Problem to work on: Exactly the lines from the line holding "Emit a Python" to the line holding "import plotly.graph_objects as go", both lines included, are to be echoed; pictures are not.
═════ Supplied material ═════
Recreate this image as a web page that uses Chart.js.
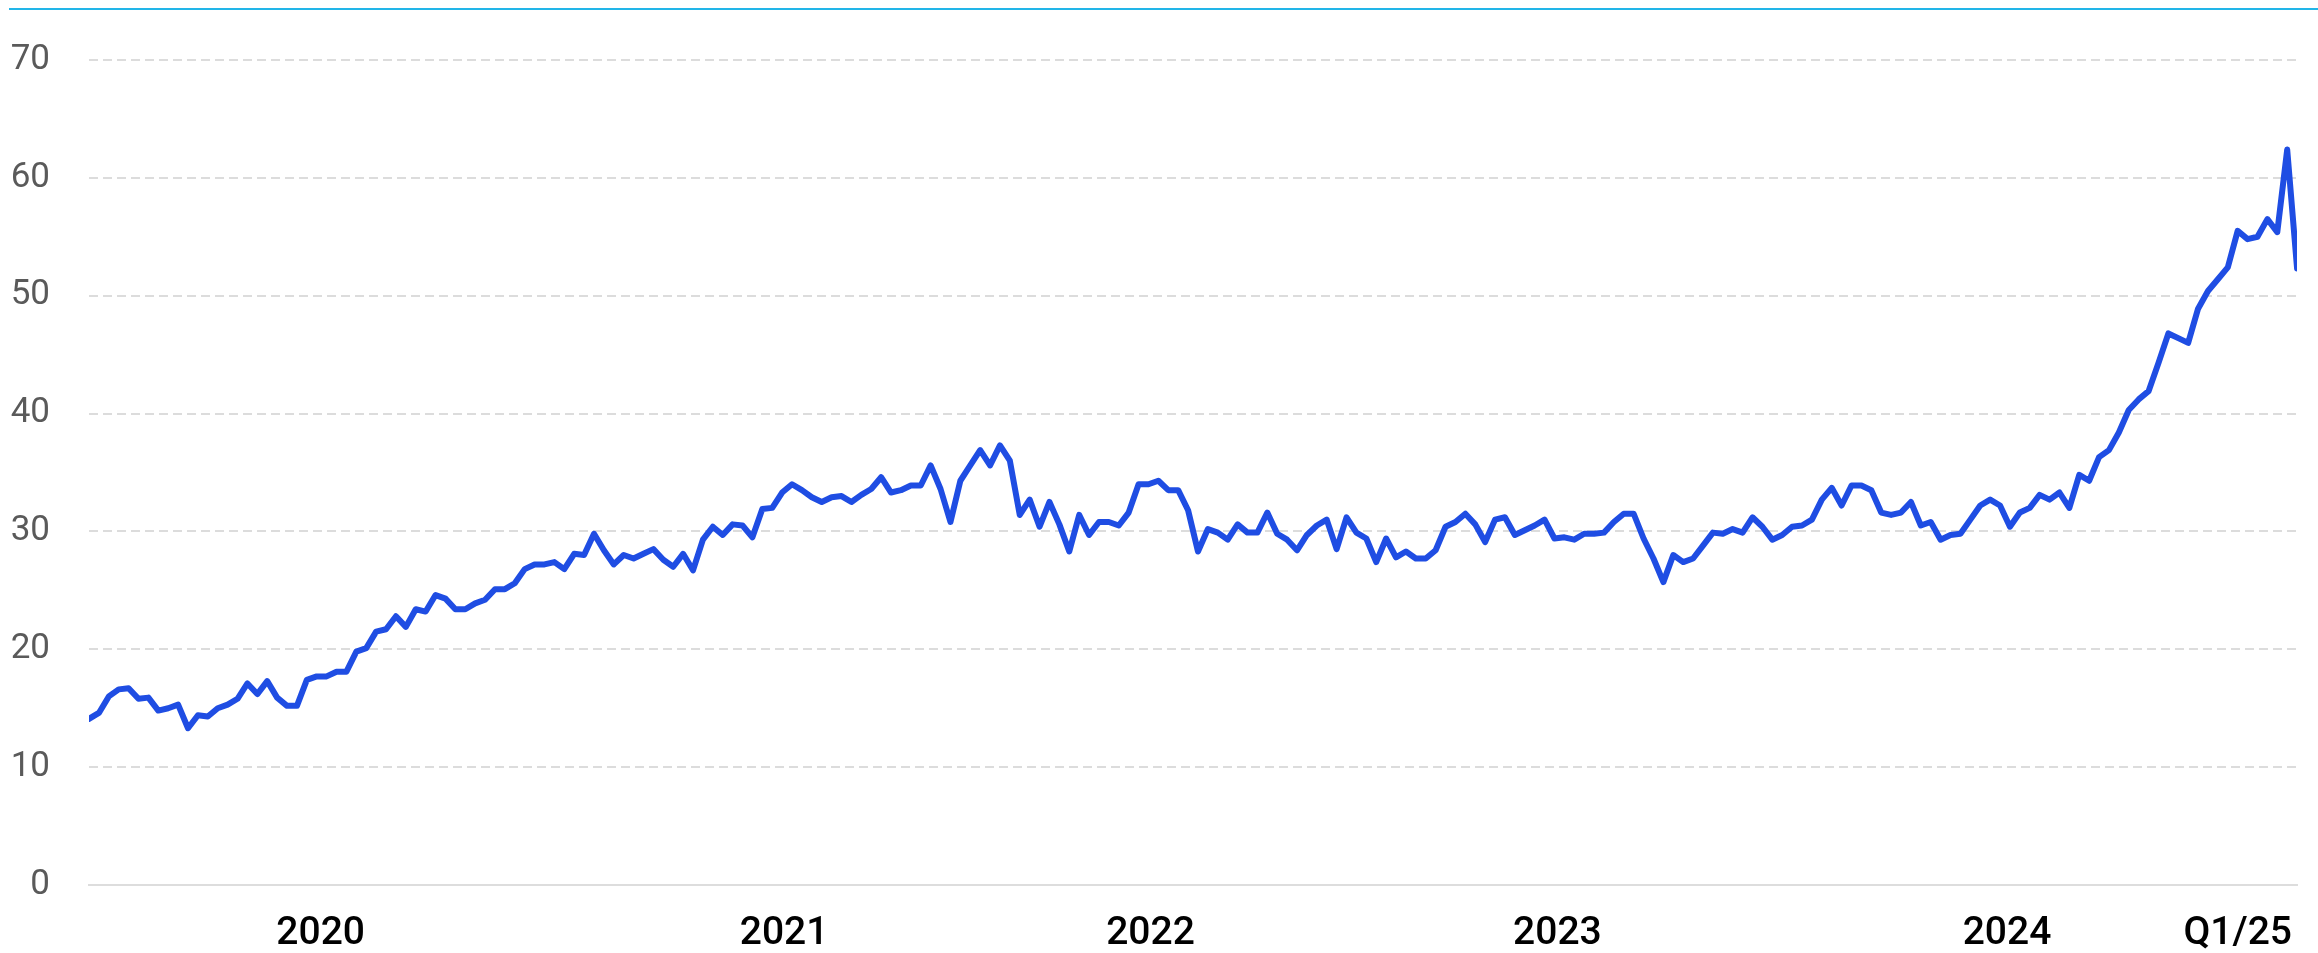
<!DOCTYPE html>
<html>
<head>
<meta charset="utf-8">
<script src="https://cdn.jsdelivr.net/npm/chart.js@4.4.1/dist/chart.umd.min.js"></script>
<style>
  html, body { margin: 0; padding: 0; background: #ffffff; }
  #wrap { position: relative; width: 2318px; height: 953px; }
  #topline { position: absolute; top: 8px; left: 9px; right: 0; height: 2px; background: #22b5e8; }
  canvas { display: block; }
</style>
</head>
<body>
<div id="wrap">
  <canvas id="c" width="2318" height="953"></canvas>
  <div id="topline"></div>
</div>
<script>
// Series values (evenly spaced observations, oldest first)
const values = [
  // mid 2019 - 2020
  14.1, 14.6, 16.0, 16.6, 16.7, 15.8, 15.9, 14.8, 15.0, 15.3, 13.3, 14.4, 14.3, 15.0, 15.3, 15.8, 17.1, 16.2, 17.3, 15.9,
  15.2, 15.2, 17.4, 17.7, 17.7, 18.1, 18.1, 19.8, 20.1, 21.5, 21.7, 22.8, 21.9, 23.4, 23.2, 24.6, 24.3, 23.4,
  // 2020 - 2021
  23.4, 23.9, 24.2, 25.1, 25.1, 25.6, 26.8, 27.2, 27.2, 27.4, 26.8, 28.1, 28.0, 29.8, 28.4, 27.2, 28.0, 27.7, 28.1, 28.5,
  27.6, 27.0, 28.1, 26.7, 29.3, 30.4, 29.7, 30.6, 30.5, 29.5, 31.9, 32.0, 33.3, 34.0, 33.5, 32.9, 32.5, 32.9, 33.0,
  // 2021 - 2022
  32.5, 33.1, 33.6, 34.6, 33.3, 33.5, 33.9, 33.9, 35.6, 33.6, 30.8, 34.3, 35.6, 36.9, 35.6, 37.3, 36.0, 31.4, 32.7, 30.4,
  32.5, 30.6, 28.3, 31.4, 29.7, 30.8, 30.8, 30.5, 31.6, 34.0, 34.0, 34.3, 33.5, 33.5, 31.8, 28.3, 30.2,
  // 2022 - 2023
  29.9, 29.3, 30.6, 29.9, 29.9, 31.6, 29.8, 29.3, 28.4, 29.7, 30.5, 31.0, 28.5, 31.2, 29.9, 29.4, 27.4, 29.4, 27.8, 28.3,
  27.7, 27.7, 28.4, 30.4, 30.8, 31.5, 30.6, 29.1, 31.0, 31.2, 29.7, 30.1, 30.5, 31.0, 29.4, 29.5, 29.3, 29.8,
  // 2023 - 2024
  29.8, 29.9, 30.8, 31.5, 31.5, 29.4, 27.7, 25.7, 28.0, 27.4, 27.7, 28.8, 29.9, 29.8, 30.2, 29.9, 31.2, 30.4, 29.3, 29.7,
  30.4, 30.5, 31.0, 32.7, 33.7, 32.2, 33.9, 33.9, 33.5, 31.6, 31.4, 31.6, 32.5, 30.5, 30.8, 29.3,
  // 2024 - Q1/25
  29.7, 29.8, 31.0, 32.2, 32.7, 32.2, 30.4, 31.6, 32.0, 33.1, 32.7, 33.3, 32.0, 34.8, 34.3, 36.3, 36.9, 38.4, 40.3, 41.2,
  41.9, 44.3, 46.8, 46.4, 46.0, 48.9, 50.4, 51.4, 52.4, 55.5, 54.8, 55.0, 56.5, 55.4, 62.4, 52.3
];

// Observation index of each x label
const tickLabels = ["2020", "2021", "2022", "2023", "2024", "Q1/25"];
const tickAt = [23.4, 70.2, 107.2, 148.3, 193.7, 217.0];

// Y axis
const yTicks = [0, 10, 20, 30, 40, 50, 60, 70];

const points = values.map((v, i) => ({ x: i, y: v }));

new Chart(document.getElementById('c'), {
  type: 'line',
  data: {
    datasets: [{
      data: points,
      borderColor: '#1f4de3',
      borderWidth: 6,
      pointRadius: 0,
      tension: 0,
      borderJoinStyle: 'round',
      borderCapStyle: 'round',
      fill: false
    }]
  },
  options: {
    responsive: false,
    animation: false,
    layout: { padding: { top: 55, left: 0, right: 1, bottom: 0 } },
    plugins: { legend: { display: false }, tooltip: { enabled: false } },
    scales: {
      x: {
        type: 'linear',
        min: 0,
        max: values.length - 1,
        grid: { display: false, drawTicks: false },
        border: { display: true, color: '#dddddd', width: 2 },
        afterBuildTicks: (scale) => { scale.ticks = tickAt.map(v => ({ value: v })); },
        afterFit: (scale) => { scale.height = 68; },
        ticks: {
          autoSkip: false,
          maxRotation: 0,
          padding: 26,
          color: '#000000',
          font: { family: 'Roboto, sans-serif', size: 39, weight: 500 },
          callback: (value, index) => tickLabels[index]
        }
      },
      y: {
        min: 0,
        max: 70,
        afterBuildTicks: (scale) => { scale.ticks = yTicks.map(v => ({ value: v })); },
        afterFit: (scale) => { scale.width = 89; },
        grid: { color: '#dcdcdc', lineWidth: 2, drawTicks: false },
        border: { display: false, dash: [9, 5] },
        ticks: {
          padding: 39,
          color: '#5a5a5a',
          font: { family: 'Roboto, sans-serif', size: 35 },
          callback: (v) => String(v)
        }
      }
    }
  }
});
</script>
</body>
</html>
═════
═════ Supplied material ═════
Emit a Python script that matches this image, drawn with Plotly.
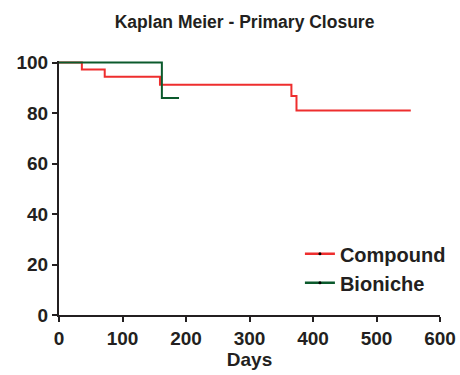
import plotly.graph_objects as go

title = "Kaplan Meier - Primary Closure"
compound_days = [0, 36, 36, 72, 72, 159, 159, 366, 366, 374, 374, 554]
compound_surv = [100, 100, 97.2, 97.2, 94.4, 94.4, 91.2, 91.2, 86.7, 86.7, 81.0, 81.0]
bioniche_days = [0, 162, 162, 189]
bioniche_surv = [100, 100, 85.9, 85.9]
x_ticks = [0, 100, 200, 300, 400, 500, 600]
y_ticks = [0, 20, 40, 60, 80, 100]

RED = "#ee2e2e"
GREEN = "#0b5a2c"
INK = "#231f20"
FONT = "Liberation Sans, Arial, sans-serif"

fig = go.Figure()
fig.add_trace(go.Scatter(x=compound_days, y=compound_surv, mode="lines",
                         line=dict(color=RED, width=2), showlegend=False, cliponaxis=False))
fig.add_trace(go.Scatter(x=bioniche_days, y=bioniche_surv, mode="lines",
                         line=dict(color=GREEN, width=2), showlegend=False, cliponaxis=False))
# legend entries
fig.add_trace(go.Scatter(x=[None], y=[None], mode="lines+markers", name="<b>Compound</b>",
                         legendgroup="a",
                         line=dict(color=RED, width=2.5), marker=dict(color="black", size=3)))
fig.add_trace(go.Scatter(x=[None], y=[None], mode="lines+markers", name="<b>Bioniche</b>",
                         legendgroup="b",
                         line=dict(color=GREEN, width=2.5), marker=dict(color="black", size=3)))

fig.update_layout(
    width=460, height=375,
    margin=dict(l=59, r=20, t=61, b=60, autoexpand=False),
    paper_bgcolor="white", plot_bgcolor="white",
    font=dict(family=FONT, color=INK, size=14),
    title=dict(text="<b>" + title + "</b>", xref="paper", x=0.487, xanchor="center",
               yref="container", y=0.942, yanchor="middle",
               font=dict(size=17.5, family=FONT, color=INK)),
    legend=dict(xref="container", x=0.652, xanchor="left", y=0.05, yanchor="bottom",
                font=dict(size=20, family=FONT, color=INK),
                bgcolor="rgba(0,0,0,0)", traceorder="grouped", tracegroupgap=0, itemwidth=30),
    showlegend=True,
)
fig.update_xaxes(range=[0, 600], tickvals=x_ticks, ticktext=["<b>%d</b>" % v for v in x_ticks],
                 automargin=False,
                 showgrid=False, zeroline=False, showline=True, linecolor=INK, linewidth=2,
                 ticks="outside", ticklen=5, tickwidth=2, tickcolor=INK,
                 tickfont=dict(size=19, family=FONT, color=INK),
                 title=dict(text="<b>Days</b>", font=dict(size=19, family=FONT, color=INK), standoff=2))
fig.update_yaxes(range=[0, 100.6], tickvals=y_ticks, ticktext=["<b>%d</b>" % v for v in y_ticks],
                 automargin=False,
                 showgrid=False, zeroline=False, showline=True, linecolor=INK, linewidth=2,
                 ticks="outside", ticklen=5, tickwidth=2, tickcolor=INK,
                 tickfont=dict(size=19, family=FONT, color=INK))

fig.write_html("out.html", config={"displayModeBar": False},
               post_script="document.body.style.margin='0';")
═════
Solved exercise:
Emit a Python script that matches this image, drawn with Plotly.
import plotly.graph_objects as go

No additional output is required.